Windows hangs on startup with new secondary drive

  • Thread starter Thread starter Guest
  • Start date Start date
G

Guest

Hi all,

I recently purchased a new Seagate 320GB SATA drive to use for storage. My
primary (C:) drive is a Maxtor 250GB PATA.

The new drive installed fine and worked the first time through. However, on
subsequent reboots, Window hangs at startup. The system starts up fine when I
remove th SATA drive.

Does anyone have any ideas on how to fix this? Thanks!
 
My first response was to question your primary/secondary jumpers on the main
drive - surely you must have changed it to accommodate the two drives? You
didn't mention it, but if you can remove the second drive and it works then
the setup must be expecting only one drive?
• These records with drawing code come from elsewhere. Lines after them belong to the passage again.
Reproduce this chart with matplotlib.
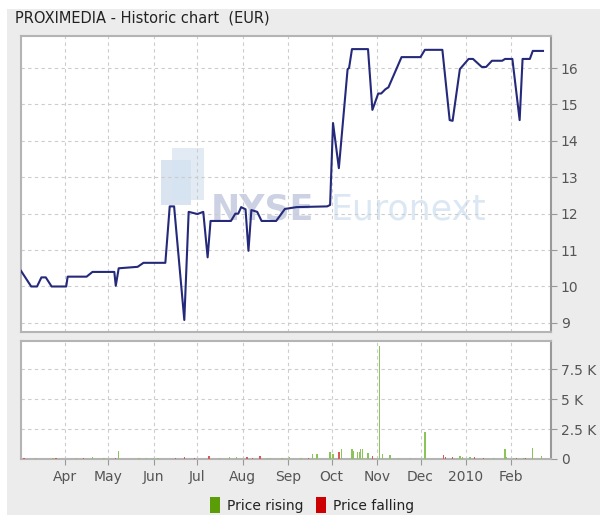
import pandas as pd
import matplotlib
matplotlib.use("Agg")
import matplotlib.pyplot as plt
import matplotlib.dates as mdates
from matplotlib.patches import Rectangle, Patch
from matplotlib.ticker import FixedLocator, FuncFormatter

# price line vertices (EUR)
price_dates = [
    "2009-03-02", "2009-03-09", "2009-03-13", "2009-03-16", "2009-03-19", "2009-03-23",
    "2009-04-02", "2009-04-03", "2009-04-16", "2009-04-20", "2009-05-05", "2009-05-06",
    "2009-05-08", "2009-05-21", "2009-05-25", "2009-06-09", "2009-06-12", "2009-06-15",
    "2009-06-22", "2009-06-25", "2009-07-01", "2009-07-05", "2009-07-08", "2009-07-10",
    "2009-07-24", "2009-07-27", "2009-07-29", "2009-07-31", "2009-08-03", "2009-08-05",
    "2009-08-07", "2009-08-11", "2009-08-14", "2009-08-24", "2009-08-30", "2009-09-07",
    "2009-09-28", "2009-09-30", "2009-10-02", "2009-10-06", "2009-10-12", "2009-10-13",
    "2009-10-15", "2009-10-26", "2009-10-29", "2009-11-02", "2009-11-04", "2009-11-07",
    "2009-11-09", "2009-11-18", "2009-12-01", "2009-12-04", "2009-12-16", "2009-12-21",
    "2009-12-23", "2009-12-28", "2010-01-03", "2010-01-06", "2010-01-12", "2010-01-15",
    "2010-01-19", "2010-01-26", "2010-01-28", "2010-02-02", "2010-02-07", "2010-02-09",
    "2010-02-14", "2010-02-16", "2010-02-23",
]
prices = [
    10.43, 10.0, 10.0, 10.25, 10.25, 10.0,
    10.0, 10.27, 10.27, 10.4, 10.4, 10.02,
    10.5, 10.54, 10.65, 10.65, 12.2, 12.2,
    9.08, 12.05, 11.99, 12.05, 10.8, 11.8,
    11.8, 12.0, 12.0, 12.18, 12.12, 10.98,
    12.1, 12.05, 11.8, 11.8, 12.13, 12.18,
    12.2, 12.24, 14.49, 13.25, 15.97, 16.0,
    16.52, 16.52, 14.85, 15.3, 15.3, 15.42,
    15.47, 16.3, 16.3, 16.5, 16.5, 14.57,
    14.55, 15.97, 16.25, 16.25, 16.03, 16.03,
    16.2, 16.2, 16.25, 16.25, 14.57, 16.25,
    16.25, 16.47, 16.47,
]

# daily volumes
rising_dates = [
    "2009-03-12", "2009-03-24", "2009-04-09", "2009-04-20", "2009-04-28", "2009-05-08",
    "2009-05-22", "2009-05-27", "2009-06-01", "2009-06-04", "2009-07-16", "2009-07-23",
    "2009-07-28", "2009-08-18", "2009-08-20", "2009-08-28", "2009-09-02", "2009-09-10",
    "2009-09-18", "2009-09-21", "2009-09-30", "2009-10-02", "2009-10-08", "2009-10-15",
    "2009-10-16", "2009-10-19", "2009-10-20", "2009-10-21", "2009-10-22", "2009-10-26",
    "2009-11-03", "2009-11-05", "2009-11-10", "2009-11-16", "2009-11-24", "2009-12-04",
    "2009-12-28", "2009-12-30", "2010-01-04", "2010-01-20", "2010-01-28", "2010-01-29",
    "2010-02-03", "2010-02-10", "2010-02-16", "2010-02-22",
]
rising_vol = [
    80, 60, 60, 170, 80, 670,
    100, 120, 90, 90, 80, 150,
    200, 100, 100, 120, 180, 90,
    420, 420, 590, 420, 840, 840,
    700, 550, 600, 840, 840, 500,
    9430, 420, 300, 60, 50, 2270,
    250, 200, 150, 70, 840, 150,
    80, 60, 880, 250,
]
falling_dates = [
    "2009-03-04", "2009-03-26", "2009-04-14", "2009-05-06", "2009-06-16", "2009-06-22",
    "2009-06-29", "2009-07-09", "2009-08-04", "2009-08-08", "2009-08-13", "2009-09-15",
    "2009-10-06", "2009-10-29", "2009-12-17", "2009-12-18", "2009-12-23", "2010-01-07",
    "2010-01-13", "2010-02-05", "2010-02-11",
]
falling_vol = [
    80, 60, 60, 120, 100, 150,
    80, 250, 200, 120, 220, 80,
    590, 250, 300, 200, 150, 200,
    100, 100, 80,
]

price_ticks = [9, 10, 11, 12, 13, 14, 15, 16]
vol_ticks = [0, 2500, 5000, 7500]
vol_labels = ["0", "2.5 K", "5 K", "7.5 K"]

title = "PROXIMEDIA - Historic chart  (EUR)"
x_start, x_end = pd.Timestamp("2009-03-02"), pd.Timestamp("2010-02-28 12:00")

GRID = "#cccccc"
SPINE = "#b4b4b4"
TICK_TXT = "#555555"

fig = plt.figure(figsize=(6.02, 5.15), dpi=100, facecolor="white")
fig.patches.append(Rectangle((7 / 602, 0), 593 / 602, 1 - 9 / 515,
                             transform=fig.transFigure, facecolor="#ececec",
                             edgecolor="none", zorder=-10))
fig.text(15 / 602, 1 - 18 / 515, title, fontsize=10.5, color="#222222",
         va="center", ha="left")

ax1 = fig.add_axes([21 / 602, 1 - 332 / 515, 530 / 602, 296 / 515])
ax2 = fig.add_axes([21 / 602, 1 - 459 / 515, 530 / 602, 118 / 515], sharex=ax1)


def style_axes(ax):
    ax.set_facecolor("white")
    for s in ax.spines.values():
        s.set_color(SPINE)
        s.set_linewidth(1.5)
    ax.spines["right"].set_color("#999999")
    ax.yaxis.tick_right()
    ax.tick_params(axis="y", direction="out", length=4, color="#999999",
                   labelcolor=TICK_TXT, labelsize=10, pad=3)
    ax.grid(True, color=GRID, linestyle=(0, (3, 3)), linewidth=0.8)
    ax.set_axisbelow(True)


style_axes(ax1)
style_axes(ax2)

# watermark
ax1.add_patch(Rectangle(((161 - 21) / 530, (332 - 205) / 296), 30 / 530, 45 / 296,
                        transform=ax1.transAxes, facecolor="#c9d9ea",
                        edgecolor="none", alpha=0.7, zorder=0))
ax1.add_patch(Rectangle(((172 - 21) / 530, (332 - 200) / 296), 32 / 530, 52 / 296,
                        transform=ax1.transAxes, facecolor="#d6e3f0",
                        edgecolor="none", alpha=0.7, zorder=0))
ax1.text((211 - 21) / 530, (332 - 219) / 296, "NYSE", transform=ax1.transAxes,
         fontsize=25, fontweight="bold", color="#ccd2e3", zorder=0)
ax1.text((331 - 21) / 530, (332 - 219) / 296, "Euronext", transform=ax1.transAxes,
         fontsize=25, color="#dbe8f4", zorder=0)

pdates = pd.to_datetime(price_dates)
ax1.plot(pdates, prices, color="#25297a", linewidth=1.5, zorder=3)
ax1.set_ylim(8.75, 16.88)
ax1.yaxis.set_major_locator(FixedLocator(price_ticks))
ax1.tick_params(axis="x", which="both", bottom=False, labelbottom=False)

ax2.bar(pd.to_datetime(rising_dates), rising_vol, width=0.9, color="#8dc45a",
        linewidth=0, zorder=3)
ax2.bar(pd.to_datetime(falling_dates), falling_vol, width=0.9, color="#e05555",
        linewidth=0, zorder=3)
ax2.set_ylim(0, 9850)
ax2.yaxis.set_major_locator(FixedLocator(vol_ticks))
ax2.set_yticklabels(vol_labels)

ax2.set_xlim(x_start, x_end)
ax2.xaxis.set_major_locator(mdates.MonthLocator())


def month_fmt(x, pos):
    d = mdates.num2date(x)
    return str(d.year) if d.month == 1 else d.strftime("%b")


ax2.xaxis.set_major_formatter(FuncFormatter(month_fmt))
ax2.tick_params(axis="x", direction="out", length=4, color="#999999",
                labelcolor=TICK_TXT, labelsize=10, pad=4)

handles = [Patch(facecolor="#5b9d06", edgecolor="none", label="Price rising"),
           Patch(facecolor="#cc0000", edgecolor="none", label="Price falling")]
fig.legend(handles=handles, loc="center", bbox_to_anchor=(312 / 602, 1 - 505 / 515),
           ncol=2, frameon=False, fontsize=10, handlelength=0.7, handleheight=1.5,
           handletextpad=0.5, columnspacing=0.9, labelcolor="#222222")

fig.savefig("out.png", dpi=100, facecolor=fig.get_facecolor())
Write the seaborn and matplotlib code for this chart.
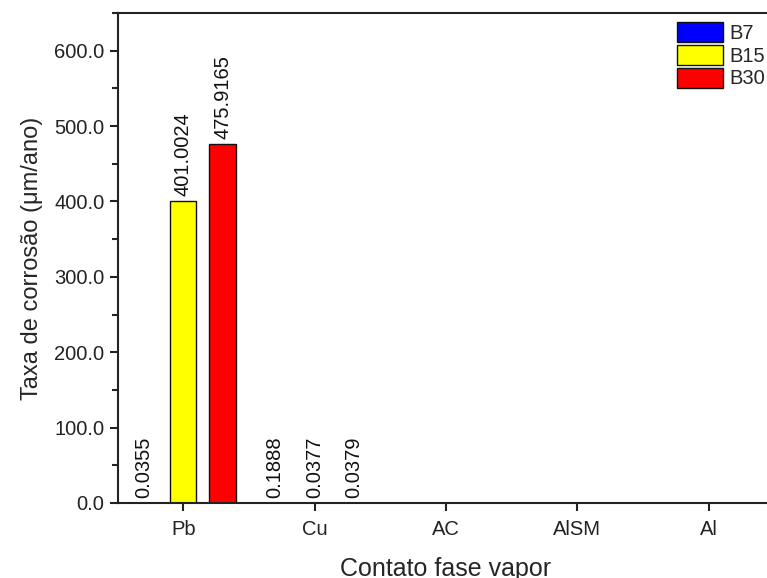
import numpy as np
import pandas as pd
import matplotlib
matplotlib.use("Agg")
import matplotlib.pyplot as plt
from matplotlib.ticker import MultipleLocator, FormatStrFormatter
import seaborn as sns

# Corrosion rates (µm/ano) in the vapour-phase contact, per material and series
categories = ["Pb", "Cu", "AC", "AlSM", "Al"]
series = ["B7", "B15", "B30"]
pb_values = [0.0355, 401.0024, 475.9165]
cu_values = [0.1888, 0.0377, 0.0379]
colors = ["#0000FF", "#FFFF00", "#FF0000"]

rows = []
for s, v in zip(series, pb_values):
    rows.append({"material": "Pb", "serie": s, "taxa": v})
for s, v in zip(series, cu_values):
    rows.append({"material": "Cu", "serie": s, "taxa": v})
df = pd.DataFrame(rows)

sns.set_style("ticks")
plt.rcParams["font.family"] = ["Liberation Sans", "DejaVu Sans"]

fig = plt.figure(figsize=(7.67, 5.78), dpi=100)
ax = fig.add_axes([117.5 / 767, 75 / 578, 657 / 767, 490 / 578])

sns.barplot(data=df, x="material", y="taxa", hue="serie", order=categories,
            hue_order=series, palette=colors, width=0.9, gap=0.33,
            errorbar=None, edgecolor="#111111", linewidth=1.0, saturation=1,
            ax=ax)

for cont in ax.containers:
    ax.bar_label(cont, fmt="%.4f", rotation=90, padding=3.5, fontsize=14.5,
                 color="#111111")

ax.set_xlim(-0.5, 4.5)
ax.set_ylim(0, 650)
ax.yaxis.set_major_locator(MultipleLocator(100))
ax.yaxis.set_minor_locator(MultipleLocator(50))
ax.yaxis.set_major_formatter(FormatStrFormatter("%.1f"))

for side in ["left", "bottom", "top", "right"]:
    ax.spines[side].set_linewidth(1.5)
    ax.spines[side].set_color("#222222")
ax.tick_params(axis="both", which="major", length=6, width=1.5,
               labelsize=14.5, direction="out", colors="#222222")
ax.tick_params(axis="y", which="minor", length=4, width=1.5, direction="out")
ax.tick_params(axis="x", which="major", pad=6)

ax.set_xlabel("Contato fase vapor", fontsize=18, labelpad=13)
ax.set_ylabel("Taxa de corrosão (μm/ano)", fontsize=17, labelpad=8)

handles, labels = ax.get_legend_handles_labels()
ax.legend(handles, labels, loc="upper left",
          bbox_to_anchor=(677 / 767, 1 - 22 / 578), bbox_transform=fig.transFigure,
          borderpad=0, borderaxespad=0, handlelength=2.3, handleheight=1.15,
          labelspacing=0.1, handletextpad=0.28, frameon=False, fontsize=14.5)

fig.savefig("out.png", dpi=100, facecolor="white")
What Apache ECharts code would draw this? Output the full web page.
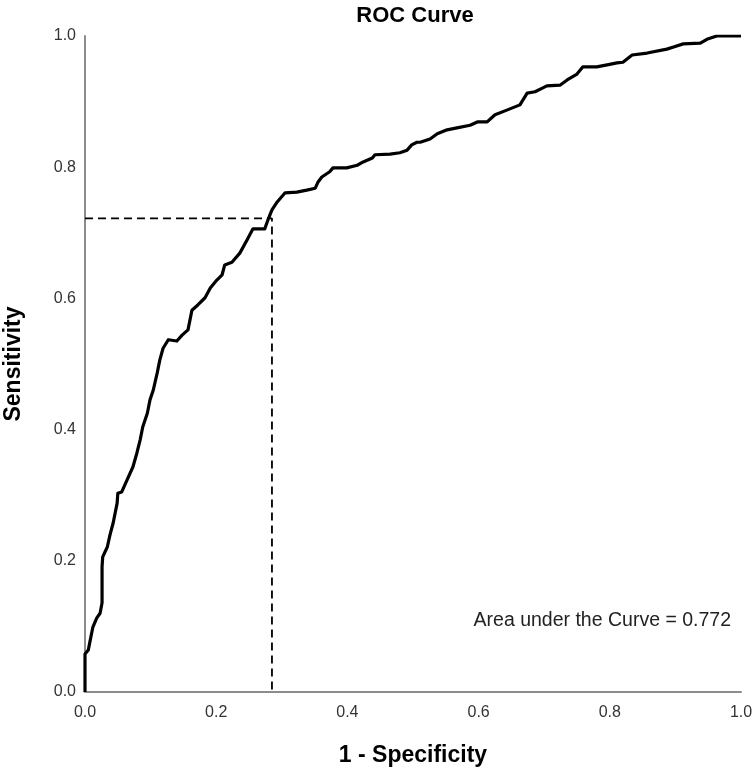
<!DOCTYPE html>
<html>
<head>
<meta charset="utf-8">
<script src="https://cdn.jsdelivr.net/npm/echarts@6/dist/echarts.min.js"></script>
<style>
html,body{margin:0;padding:0;background:#fff;}
#chart{width:755px;height:777px;}
</style>
</head>
<body>
<div id="chart"></div>
<script>
// ROC curve points: [1 - Specificity, Sensitivity]
const fpr = [0, 0, 0.005, 0.008, 0.012, 0.018, 0.023, 0.026, 0.026, 0.027, 0.034, 0.038, 0.043, 0.046, 0.049, 0.050, 0.056, 0.064, 0.073, 0.079, 0.084, 0.088, 0.095, 0.099, 0.104, 0.110, 0.114, 0.119, 0.127, 0.140, 0.148, 0.157, 0.163, 0.172, 0.183, 0.191, 0.201, 0.209, 0.213, 0.224, 0.236, 0.247, 0.256, 0.274, 0.279, 0.285, 0.293, 0.305, 0.323, 0.338, 0.351, 0.355, 0.361, 0.373, 0.378, 0.399, 0.415, 0.424, 0.438, 0.442, 0.465, 0.480, 0.491, 0.498, 0.506, 0.511, 0.526, 0.537, 0.552, 0.567, 0.587, 0.598, 0.613, 0.625, 0.643, 0.663, 0.674, 0.686, 0.698, 0.704, 0.724, 0.735, 0.750, 0.759, 0.780, 0.796, 0.811, 0.820, 0.834, 0.857, 0.887, 0.896, 0.912, 0.938, 0.948, 0.963, 1.0];
const tpr = [0, 0.058, 0.064, 0.079, 0.099, 0.113, 0.120, 0.136, 0.191, 0.206, 0.221, 0.239, 0.258, 0.273, 0.288, 0.303, 0.305, 0.323, 0.343, 0.364, 0.384, 0.404, 0.425, 0.445, 0.460, 0.486, 0.506, 0.524, 0.537, 0.535, 0.544, 0.552, 0.582, 0.590, 0.601, 0.616, 0.628, 0.636, 0.651, 0.655, 0.669, 0.689, 0.706, 0.706, 0.720, 0.735, 0.747, 0.761, 0.762, 0.765, 0.768, 0.777, 0.785, 0.793, 0.799, 0.799, 0.803, 0.808, 0.814, 0.819, 0.820, 0.822, 0.826, 0.834, 0.838, 0.838, 0.843, 0.851, 0.857, 0.860, 0.864, 0.869, 0.869, 0.880, 0.887, 0.895, 0.913, 0.915, 0.921, 0.924, 0.925, 0.933, 0.942, 0.953, 0.953, 0.956, 0.959, 0.960, 0.971, 0.974, 0.980, 0.983, 0.988, 0.989, 0.995, 1.0, 1.0];
// Cut-off reference point
const cutX = [0, 0.285, 0.285];
const cutY = [0.722, 0.722, 0];
const tickValues = [0.0, 0.2, 0.4, 0.6, 0.8, 1.0];
const titleText = 'ROC Curve';
const xTitle = '1 - Specificity';
const yTitle = 'Sensitivity';
const aucText = 'Area under the Curve = 0.772';

const roc = fpr.map((x, i) => [x, tpr[i]]);
const cut = cutX.map((x, i) => [x, cutY[i]]);
const FONT = '"Liberation Sans", Arial, sans-serif';

const chart = echarts.init(document.getElementById('chart'), null, {renderer: 'canvas'});
const axisCommon = {
  type: 'value', min: 0, max: 1, interval: 0.2,
  axisLine: {show: true, lineStyle: {color: '#8c8c8c', width: 2}},
  axisTick: {show: false},
  splitLine: {show: false},
  axisLabel: {color: '#333', fontFamily: FONT, fontSize: 16, formatter: v => v.toFixed(1)},
  nameLocation: 'middle',
  nameTextStyle: {color: '#000', fontFamily: FONT, fontSize: 23, fontWeight: 'bold'}
};
chart.setOption({
  backgroundColor: '#fff',
  animation: false,
  title: {
    text: titleText, left: 410, top: 0, textAlign: 'center',
    textStyle: {color: '#000', fontFamily: FONT, fontSize: 22, fontWeight: 'bold'}
  },
  grid: {left: 85, right: 14, top: 36, bottom: 85, containLabel: false, outerBoundsMode: 'none'},
  xAxis: Object.assign({}, axisCommon, {
    name: xTitle, nameGap: 52,
    axisLabel: Object.assign({}, axisCommon.axisLabel, {margin: 13})
  }),
  yAxis: Object.assign({}, axisCommon, {
    name: yTitle, nameGap: 60,
    axisLabel: Object.assign({}, axisCommon.axisLabel, {margin: 9})
  }),
  series: [
    {
      type: 'line', data: cut, symbol: 'none', silent: true,
      lineStyle: {color: '#000', width: 1.8, type: [8, 5]}
    },
    {
      type: 'line', data: roc, symbol: 'none', silent: true,
      lineStyle: {color: '#000', width: 3.2, join: 'round'}
    }
  ],
  graphic: [{
    type: 'text', right: 24, top: 611,
    style: {text: aucText, fill: '#222', font: '19.5px ' + FONT}
  }]
});
</script>
</body>
</html>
That would be too simple and too silly if true, so sorry if I offend...
 
The primary drive is connected to an IDE connector.
There was no need to change any jumpers.
--
Ron Sommer

: My first response was to question your primary/secondary jumpers on the
main
: drive - surely you must have changed it to accommodate the two drives?
You
: didn't mention it, but if you can remove the second drive and it works
then
: the setup must be expecting only one drive?
:
: That would be too simple and too silly if true, so sorry if I offend...
:
: : > Hi all,
: >
: > I recently purchased a new Seagate 320GB SATA drive to use for storage.
My
: > primary (C:) drive is a Maxtor 250GB PATA.
: >
: > The new drive installed fine and worked the first time through. However,
: > on
: > subsequent reboots, Window hangs at startup. The system starts up fine
: > when I
: > remove th SATA drive.
: >
: > Does anyone have any ideas on how to fix this? Thanks!
: >
: >
: >
: >
:
:
 
I would guess that it did not "install fine" but installed in a way
which Windows "guessed" (or "assumed") was correct, and actually
installed the wrong or out of date driver. Subsequent boots hanging
indicates that this is so.

(I Assume that your PC has both PATA and SATA ports and that you did
not manage to put the SATA in a PATA connector--which would be
interesting. Or that you meant your primary is SATA as well.)

SATA drives generally do not need jumpers. They are also generally
backward compatible. If your PC is old (what's old these days? eight,
nine months?) it's probably a driver problem.